### Exercise objective
Give every line again exactly as it appears, please, but not the pictures.

::: Available data

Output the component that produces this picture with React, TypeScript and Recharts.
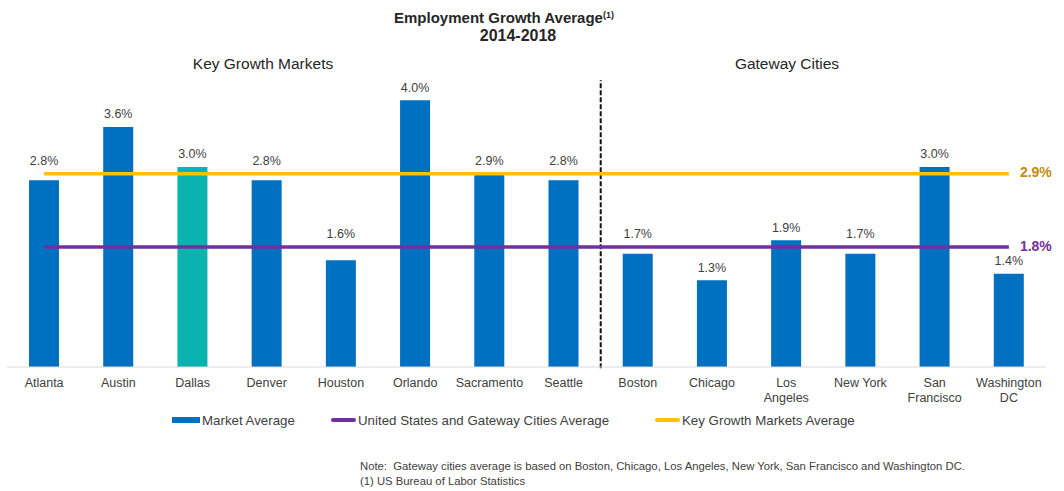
import {
  ComposedChart,
  Bar,
  Line,
  XAxis,
  YAxis,
  Cell,
  LabelList,
  ReferenceLine,
} from 'recharts'

const categories = [
  'Atlanta', 'Austin', 'Dallas', 'Denver', 'Houston', 'Orlando', 'Sacramento', 'Seattle',
  'Boston', 'Chicago', 'Los\nAngeles', 'New York', 'San\nFrancisco', 'Washington\nDC',
]
const marketAvg = [2.8, 3.6, 3.0, 2.8, 1.6, 4.0, 2.9, 2.8, 1.7, 1.3, 1.9, 1.7, 3.0, 1.4]
const KEY_GROWTH_AVG = 2.9
const US_GATEWAY_AVG = 1.8
const HIGHLIGHT = 'Dallas'
const DIVIDER_AFTER = 'Seattle'

const BLUE = '#0070C0'
const TEAL = '#0BB3B0'
const PURPLE = '#7030A0'
const YELLOW = '#FFC000'
const GOLD = '#C58A0A'
const TEXT = '#404040'
const FONT = '"Liberation Sans", Arial, sans-serif'

const data = categories.map((name, i) => ({
  name,
  value: marketAvg[i],
  keyAvg: KEY_GROWTH_AVG,
  usAvg: US_GATEWAY_AVG,
}))

const lastIdx = data.length - 1

// value labels move above an average line when they would sit on it
function BarLabel(props: any) {
  const { x, y, width, height, value } = props
  if (value == null || !height) return null
  const base = y + height
  const pxPerUnit = height / value
  let ty = y - 12
  for (const lv of [KEY_GROWTH_AVG, US_GATEWAY_AVG]) {
    const ly = base - lv * pxPerUnit
    if (ly >= ty - 8 && ly <= y + 2) ty = Math.min(ty, ly - 12)
  }
  return (
    <text x={x + width / 2} y={ty} textAnchor="middle" dominantBaseline="middle"
      fontSize={12.5} fill={TEXT} fontFamily={FONT}>
      {Number(value).toFixed(1)}%
    </text>
  )
}

const endLabel = (color: string) => (props: any) => {
  const { x, y, index, value } = props
  if (index !== lastIdx) return null
  return (
    <text x={x + 11} y={y} dominantBaseline="middle" fontSize={14} fontWeight="bold"
      fill={color} fontFamily={FONT}>
      {Number(value).toFixed(1)}%
    </text>
  )
}

function CategoryTick(props: any) {
  const { x, y, payload } = props
  const lines = String(payload.value).split('\n')
  return (
    <text x={x} y={y + 12} textAnchor="middle" fontSize={12.5} fill={TEXT} fontFamily={FONT}>
      {lines.map((l, i) => (
        <tspan key={i} x={x} dy={i === 0 ? 0 : 15}>{l}</tspan>
      ))}
    </text>
  )
}

const legendItems = [
  { label: 'Market Average', color: BLUE, left: 172, w: 28, h: 6 },
  { label: 'United States and Gateway Cities Average', color: PURPLE, left: 331, w: 25, h: 4 },
  { label: 'Key Growth Markets Average', color: YELLOW, left: 655, w: 25, h: 4 },
]

export default function App() {
  return (
    <div style={{ position: 'absolute', left: 0, top: 0, width: 1064, height: 491, background: '#fff', fontFamily: FONT }}>
      <div style={{ position: 'absolute', left: 0, width: 1064, top: 9, textAlign: 'center', fontWeight: 'bold', color: '#262626', lineHeight: '18px' }}>
        <div style={{ fontSize: 15, paddingRight: 56 }}>Employment Growth Average<sup style={{ fontSize: 9, verticalAlign: 'top', lineHeight: '12px' }}>(1)</sup></div>
        <div style={{ fontSize: 16, paddingRight: 28 }}>2014-2018</div>
      </div>
      <div style={{ position: 'absolute', left: 113, width: 300, top: 55, textAlign: 'center', fontSize: 15.5, color: '#262626' }}>Key Growth Markets</div>
      <div style={{ position: 'absolute', left: 637, width: 300, top: 55, textAlign: 'center', fontSize: 15.5, color: '#262626' }}>Gateway Cities</div>

      <ComposedChart width={1064} height={491} data={data}
        margin={{ top: 67, right: 18, bottom: 84, left: 7 }}
        style={{ position: 'absolute', left: 0, top: 0 }}>
        <XAxis dataKey="name" height={40} interval={0} tickLine={false}
          axisLine={{ stroke: '#D9D9D9' }} tick={<CategoryTick />} />
        <YAxis hide domain={[0, 4.5]} />
        <Bar dataKey="value" barSize={30} isAnimationActive={false}>
          {data.map((d) => (
            <Cell key={d.name} fill={d.name === HIGHLIGHT ? TEAL : BLUE} />
          ))}
          <LabelList dataKey="value" content={BarLabel} />
        </Bar>
        <ReferenceLine
          segment={[{ x: DIVIDER_AFTER, y: -0.02 }, { x: DIVIDER_AFTER, y: 4.3 }]}
          position="end" stroke="#111" strokeWidth={2} strokeDasharray="5 2" ifOverflow="visible" />
        <Line dataKey="usAvg" stroke={PURPLE} strokeWidth={3.5} dot={false} isAnimationActive={false}>
          <LabelList dataKey="usAvg" content={endLabel(PURPLE)} />
        </Line>
        <Line dataKey="keyAvg" stroke={YELLOW} strokeWidth={3.5} dot={false} isAnimationActive={false}>
          <LabelList dataKey="keyAvg" content={endLabel(GOLD)} />
        </Line>
      </ComposedChart>

      {legendItems.map((it) => (
        <div key={it.label} style={{ position: 'absolute', left: it.left, top: 412, display: 'flex', alignItems: 'center', fontSize: 13.3, color: TEXT, height: 16 }}>
          <span style={{ display: 'inline-block', width: it.w, height: it.h, background: it.color, borderRadius: it.h > 5 ? 0 : 2, marginRight: 2 }} />
          <span>{it.label}</span>
        </div>
      ))}

      <div style={{ position: 'absolute', left: 360, top: 459, fontSize: 11.3, color: TEXT, lineHeight: '15px' }}>
        <div>Note:&nbsp; Gateway cities average is based on Boston, Chicago, Los Angeles, New York, San Francisco and Washington DC.</div>
        <div>(1) US Bureau of Labor Statistics</div>
      </div>
    </div>
  )
}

::::::

### Solution to this task
Output the component that produces this picture with React, TypeScript and Recharts.
import {
  ComposedChart,
  Bar,
  Line,
  XAxis,
  YAxis,
  Cell,
  LabelList,
  ReferenceLine,
} from 'recharts'

const categories = [
  'Atlanta', 'Austin', 'Dallas', 'Denver', 'Houston', 'Orlando', 'Sacramento', 'Seattle',
  'Boston', 'Chicago', 'Los\nAngeles', 'New York', 'San\nFrancisco', 'Washington\nDC',
]
const marketAvg = [2.8, 3.6, 3.0, 2.8, 1.6, 4.0, 2.9, 2.8, 1.7, 1.3, 1.9, 1.7, 3.0, 1.4]
const KEY_GROWTH_AVG = 2.9
const US_GATEWAY_AVG = 1.8
const HIGHLIGHT = 'Dallas'
const DIVIDER_AFTER = 'Seattle'

const BLUE = '#0070C0'
const TEAL = '#0BB3B0'
const PURPLE = '#7030A0'
const YELLOW = '#FFC000'
const GOLD = '#C58A0A'
const TEXT = '#404040'
const FONT = '"Liberation Sans", Arial, sans-serif'

const data = categories.map((name, i) => ({
  name,
  value: marketAvg[i],
  keyAvg: KEY_GROWTH_AVG,
  usAvg: US_GATEWAY_AVG,
}))

const lastIdx = data.length - 1

// value labels move above an average line when they would sit on it
function BarLabel(props: any) {
  const { x, y, width, height, value } = props
  if (value == null || !height) return null
  const base = y + height
  const pxPerUnit = height / value
  let ty = y - 12
  for (const lv of [KEY_GROWTH_AVG, US_GATEWAY_AVG]) {
    const ly = base - lv * pxPerUnit
    if (ly >= ty - 8 && ly <= y + 2) ty = Math.min(ty, ly - 12)
  }
  return (
    <text x={x + width / 2} y={ty} textAnchor="middle" dominantBaseline="middle"
      fontSize={12.5} fill={TEXT} fontFamily={FONT}>
      {Number(value).toFixed(1)}%
    </text>
  )
}

const endLabel = (color: string) => (props: any) => {
  const { x, y, index, value } = props
  if (index !== lastIdx) return null
  return (
    <text x={x + 11} y={y} dominantBaseline="middle" fontSize={14} fontWeight="bold"
      fill={color} fontFamily={FONT}>
      {Number(value).toFixed(1)}%
    </text>
  )
}

function CategoryTick(props: any) {
  const { x, y, payload } = props
  const lines = String(payload.value).split('\n')
  return (
    <text x={x} y={y + 12} textAnchor="middle" fontSize={12.5} fill={TEXT} fontFamily={FONT}>
      {lines.map((l, i) => (
        <tspan key={i} x={x} dy={i === 0 ? 0 : 15}>{l}</tspan>
      ))}
    </text>
  )
}

const legendItems = [
  { label: 'Market Average', color: BLUE, left: 172, w: 28, h: 6 },
  { label: 'United States and Gateway Cities Average', color: PURPLE, left: 331, w: 25, h: 4 },
  { label: 'Key Growth Markets Average', color: YELLOW, left: 655, w: 25, h: 4 },
]

export default function App() {
  return (
    <div style={{ position: 'absolute', left: 0, top: 0, width: 1064, height: 491, background: '#fff', fontFamily: FONT }}>
      <div style={{ position: 'absolute', left: 0, width: 1064, top: 9, textAlign: 'center', fontWeight: 'bold', color: '#262626', lineHeight: '18px' }}>
        <div style={{ fontSize: 15, paddingRight: 56 }}>Employment Growth Average<sup style={{ fontSize: 9, verticalAlign: 'top', lineHeight: '12px' }}>(1)</sup></div>
        <div style={{ fontSize: 16, paddingRight: 28 }}>2014-2018</div>
      </div>
      <div style={{ position: 'absolute', left: 113, width: 300, top: 55, textAlign: 'center', fontSize: 15.5, color: '#262626' }}>Key Growth Markets</div>
      <div style={{ position: 'absolute', left: 637, width: 300, top: 55, textAlign: 'center', fontSize: 15.5, color: '#262626' }}>Gateway Cities</div>

      <ComposedChart width={1064} height={491} data={data}
        margin={{ top: 67, right: 18, bottom: 84, left: 7 }}
        style={{ position: 'absolute', left: 0, top: 0 }}>
        <XAxis dataKey="name" height={40} interval={0} tickLine={false}
          axisLine={{ stroke: '#D9D9D9' }} tick={<CategoryTick />} />
        <YAxis hide domain={[0, 4.5]} />
        <Bar dataKey="value" barSize={30} isAnimationActive={false}>
          {data.map((d) => (
            <Cell key={d.name} fill={d.name === HIGHLIGHT ? TEAL : BLUE} />
          ))}
          <LabelList dataKey="value" content={BarLabel} />
        </Bar>
        <ReferenceLine
          segment={[{ x: DIVIDER_AFTER, y: -0.02 }, { x: DIVIDER_AFTER, y: 4.3 }]}
          position="end" stroke="#111" strokeWidth={2} strokeDasharray="5 2" ifOverflow="visible" />
        <Line dataKey="usAvg" stroke={PURPLE} strokeWidth={3.5} dot={false} isAnimationActive={false}>
          <LabelList dataKey="usAvg" content={endLabel(PURPLE)} />
        </Line>
        <Line dataKey="keyAvg" stroke={YELLOW} strokeWidth={3.5} dot={false} isAnimationActive={false}>
          <LabelList dataKey="keyAvg" content={endLabel(GOLD)} />
        </Line>
      </ComposedChart>

      {legendItems.map((it) => (
        <div key={it.label} style={{ position: 'absolute', left: it.left, top: 412, display: 'flex', alignItems: 'center', fontSize: 13.3, color: TEXT, height: 16 }}>
          <span style={{ display: 'inline-block', width: it.w, height: it.h, background: it.color, borderRadius: it.h > 5 ? 0 : 2, marginRight: 2 }} />
          <span>{it.label}</span>
        </div>
      ))}

      <div style={{ position: 'absolute', left: 360, top: 459, fontSize: 11.3, color: TEXT, lineHeight: '15px' }}>
        <div>Note:&nbsp; Gateway cities average is based on Boston, Chicago, Los Angeles, New York, San Francisco and Washington DC.</div>
        <div>(1) US Bureau of Labor Statistics</div>
      </div>
    </div>
  )
}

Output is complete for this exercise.